— Start of Supplied data —
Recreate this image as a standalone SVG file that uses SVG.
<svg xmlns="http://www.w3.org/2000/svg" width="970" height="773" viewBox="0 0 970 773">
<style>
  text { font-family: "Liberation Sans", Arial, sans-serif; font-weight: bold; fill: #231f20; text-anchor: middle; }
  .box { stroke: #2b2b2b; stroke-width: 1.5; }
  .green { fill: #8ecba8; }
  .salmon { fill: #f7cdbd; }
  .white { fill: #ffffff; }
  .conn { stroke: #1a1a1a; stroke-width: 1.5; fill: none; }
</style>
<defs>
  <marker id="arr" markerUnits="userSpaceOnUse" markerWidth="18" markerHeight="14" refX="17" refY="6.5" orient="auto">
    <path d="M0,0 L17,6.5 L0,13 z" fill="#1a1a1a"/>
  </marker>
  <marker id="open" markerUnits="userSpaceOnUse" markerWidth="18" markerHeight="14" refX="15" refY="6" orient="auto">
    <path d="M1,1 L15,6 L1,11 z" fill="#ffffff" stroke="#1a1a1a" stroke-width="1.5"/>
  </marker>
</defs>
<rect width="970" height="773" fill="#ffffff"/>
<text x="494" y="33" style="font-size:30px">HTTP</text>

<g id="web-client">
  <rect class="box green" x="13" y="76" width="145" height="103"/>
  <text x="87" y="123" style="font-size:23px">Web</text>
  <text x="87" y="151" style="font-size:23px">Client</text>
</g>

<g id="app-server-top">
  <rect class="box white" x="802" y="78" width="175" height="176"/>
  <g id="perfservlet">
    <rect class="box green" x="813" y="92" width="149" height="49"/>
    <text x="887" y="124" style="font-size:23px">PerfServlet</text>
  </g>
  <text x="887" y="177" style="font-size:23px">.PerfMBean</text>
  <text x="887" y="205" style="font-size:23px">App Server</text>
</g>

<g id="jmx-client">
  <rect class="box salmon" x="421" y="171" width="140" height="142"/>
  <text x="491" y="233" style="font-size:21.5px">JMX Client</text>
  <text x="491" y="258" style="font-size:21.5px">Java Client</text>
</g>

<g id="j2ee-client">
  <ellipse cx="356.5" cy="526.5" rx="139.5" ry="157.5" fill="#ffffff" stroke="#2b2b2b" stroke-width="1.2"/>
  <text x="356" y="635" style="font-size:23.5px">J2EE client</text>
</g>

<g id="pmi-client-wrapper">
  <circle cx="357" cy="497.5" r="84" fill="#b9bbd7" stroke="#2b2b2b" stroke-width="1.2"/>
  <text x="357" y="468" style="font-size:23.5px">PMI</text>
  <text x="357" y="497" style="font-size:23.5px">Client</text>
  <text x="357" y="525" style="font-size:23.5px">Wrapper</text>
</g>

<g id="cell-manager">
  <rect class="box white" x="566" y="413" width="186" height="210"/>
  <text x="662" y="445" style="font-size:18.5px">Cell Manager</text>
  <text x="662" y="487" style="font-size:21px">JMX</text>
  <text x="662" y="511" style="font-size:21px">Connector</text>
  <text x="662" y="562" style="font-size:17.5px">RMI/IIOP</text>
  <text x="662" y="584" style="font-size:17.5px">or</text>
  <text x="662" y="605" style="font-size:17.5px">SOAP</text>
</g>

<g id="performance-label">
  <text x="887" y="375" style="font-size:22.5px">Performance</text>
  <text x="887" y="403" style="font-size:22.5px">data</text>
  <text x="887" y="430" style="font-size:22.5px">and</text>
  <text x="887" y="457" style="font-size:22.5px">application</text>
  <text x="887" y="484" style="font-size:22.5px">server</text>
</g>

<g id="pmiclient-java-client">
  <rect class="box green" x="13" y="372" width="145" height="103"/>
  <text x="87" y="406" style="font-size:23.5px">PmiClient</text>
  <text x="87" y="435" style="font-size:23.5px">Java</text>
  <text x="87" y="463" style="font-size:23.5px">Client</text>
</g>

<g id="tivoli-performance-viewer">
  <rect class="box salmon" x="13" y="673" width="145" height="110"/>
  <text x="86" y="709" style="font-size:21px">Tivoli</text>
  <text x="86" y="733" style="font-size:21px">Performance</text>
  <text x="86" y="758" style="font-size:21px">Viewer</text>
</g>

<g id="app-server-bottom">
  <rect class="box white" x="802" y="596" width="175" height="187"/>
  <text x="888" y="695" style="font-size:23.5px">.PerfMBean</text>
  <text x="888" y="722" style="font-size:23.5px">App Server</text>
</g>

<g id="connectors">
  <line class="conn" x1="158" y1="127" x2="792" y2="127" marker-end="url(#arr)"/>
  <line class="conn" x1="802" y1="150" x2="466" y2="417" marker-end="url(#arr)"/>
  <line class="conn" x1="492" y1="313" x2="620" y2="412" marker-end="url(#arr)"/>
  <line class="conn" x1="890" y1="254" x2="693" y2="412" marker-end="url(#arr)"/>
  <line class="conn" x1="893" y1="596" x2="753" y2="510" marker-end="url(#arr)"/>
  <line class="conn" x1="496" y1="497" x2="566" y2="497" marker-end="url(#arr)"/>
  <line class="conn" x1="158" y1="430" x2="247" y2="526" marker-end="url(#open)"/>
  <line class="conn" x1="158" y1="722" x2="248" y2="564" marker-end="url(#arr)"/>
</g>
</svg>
— End of Supplied data —
[Work instructions]:
Return the full listing, character for character.

[Exercise output]:
Recreate this image as a standalone SVG file that uses SVG.
<svg xmlns="http://www.w3.org/2000/svg" width="970" height="773" viewBox="0 0 970 773">
<style>
  text { font-family: "Liberation Sans", Arial, sans-serif; font-weight: bold; fill: #231f20; text-anchor: middle; }
  .box { stroke: #2b2b2b; stroke-width: 1.5; }
  .green { fill: #8ecba8; }
  .salmon { fill: #f7cdbd; }
  .white { fill: #ffffff; }
  .conn { stroke: #1a1a1a; stroke-width: 1.5; fill: none; }
</style>
<defs>
  <marker id="arr" markerUnits="userSpaceOnUse" markerWidth="18" markerHeight="14" refX="17" refY="6.5" orient="auto">
    <path d="M0,0 L17,6.5 L0,13 z" fill="#1a1a1a"/>
  </marker>
  <marker id="open" markerUnits="userSpaceOnUse" markerWidth="18" markerHeight="14" refX="15" refY="6" orient="auto">
    <path d="M1,1 L15,6 L1,11 z" fill="#ffffff" stroke="#1a1a1a" stroke-width="1.5"/>
  </marker>
</defs>
<rect width="970" height="773" fill="#ffffff"/>
<text x="494" y="33" style="font-size:30px">HTTP</text>

<g id="web-client">
  <rect class="box green" x="13" y="76" width="145" height="103"/>
  <text x="87" y="123" style="font-size:23px">Web</text>
  <text x="87" y="151" style="font-size:23px">Client</text>
</g>

<g id="app-server-top">
  <rect class="box white" x="802" y="78" width="175" height="176"/>
  <g id="perfservlet">
    <rect class="box green" x="813" y="92" width="149" height="49"/>
    <text x="887" y="124" style="font-size:23px">PerfServlet</text>
  </g>
  <text x="887" y="177" style="font-size:23px">.PerfMBean</text>
  <text x="887" y="205" style="font-size:23px">App Server</text>
</g>

<g id="jmx-client">
  <rect class="box salmon" x="421" y="171" width="140" height="142"/>
  <text x="491" y="233" style="font-size:21.5px">JMX Client</text>
  <text x="491" y="258" style="font-size:21.5px">Java Client</text>
</g>

<g id="j2ee-client">
  <ellipse cx="356.5" cy="526.5" rx="139.5" ry="157.5" fill="#ffffff" stroke="#2b2b2b" stroke-width="1.2"/>
  <text x="356" y="635" style="font-size:23.5px">J2EE client</text>
</g>

<g id="pmi-client-wrapper">
  <circle cx="357" cy="497.5" r="84" fill="#b9bbd7" stroke="#2b2b2b" stroke-width="1.2"/>
  <text x="357" y="468" style="font-size:23.5px">PMI</text>
  <text x="357" y="497" style="font-size:23.5px">Client</text>
  <text x="357" y="525" style="font-size:23.5px">Wrapper</text>
</g>

<g id="cell-manager">
  <rect class="box white" x="566" y="413" width="186" height="210"/>
  <text x="662" y="445" style="font-size:18.5px">Cell Manager</text>
  <text x="662" y="487" style="font-size:21px">JMX</text>
  <text x="662" y="511" style="font-size:21px">Connector</text>
  <text x="662" y="562" style="font-size:17.5px">RMI/IIOP</text>
  <text x="662" y="584" style="font-size:17.5px">or</text>
  <text x="662" y="605" style="font-size:17.5px">SOAP</text>
</g>

<g id="performance-label">
  <text x="887" y="375" style="font-size:22.5px">Performance</text>
  <text x="887" y="403" style="font-size:22.5px">data</text>
  <text x="887" y="430" style="font-size:22.5px">and</text>
  <text x="887" y="457" style="font-size:22.5px">application</text>
  <text x="887" y="484" style="font-size:22.5px">server</text>
</g>

<g id="pmiclient-java-client">
  <rect class="box green" x="13" y="372" width="145" height="103"/>
  <text x="87" y="406" style="font-size:23.5px">PmiClient</text>
  <text x="87" y="435" style="font-size:23.5px">Java</text>
  <text x="87" y="463" style="font-size:23.5px">Client</text>
</g>

<g id="tivoli-performance-viewer">
  <rect class="box salmon" x="13" y="673" width="145" height="110"/>
  <text x="86" y="709" style="font-size:21px">Tivoli</text>
  <text x="86" y="733" style="font-size:21px">Performance</text>
  <text x="86" y="758" style="font-size:21px">Viewer</text>
</g>

<g id="app-server-bottom">
  <rect class="box white" x="802" y="596" width="175" height="187"/>
  <text x="888" y="695" style="font-size:23.5px">.PerfMBean</text>
  <text x="888" y="722" style="font-size:23.5px">App Server</text>
</g>

<g id="connectors">
  <line class="conn" x1="158" y1="127" x2="792" y2="127" marker-end="url(#arr)"/>
  <line class="conn" x1="802" y1="150" x2="466" y2="417" marker-end="url(#arr)"/>
  <line class="conn" x1="492" y1="313" x2="620" y2="412" marker-end="url(#arr)"/>
  <line class="conn" x1="890" y1="254" x2="693" y2="412" marker-end="url(#arr)"/>
  <line class="conn" x1="893" y1="596" x2="753" y2="510" marker-end="url(#arr)"/>
  <line class="conn" x1="496" y1="497" x2="566" y2="497" marker-end="url(#arr)"/>
  <line class="conn" x1="158" y1="430" x2="247" y2="526" marker-end="url(#open)"/>
  <line class="conn" x1="158" y1="722" x2="248" y2="564" marker-end="url(#arr)"/>
</g>
</svg>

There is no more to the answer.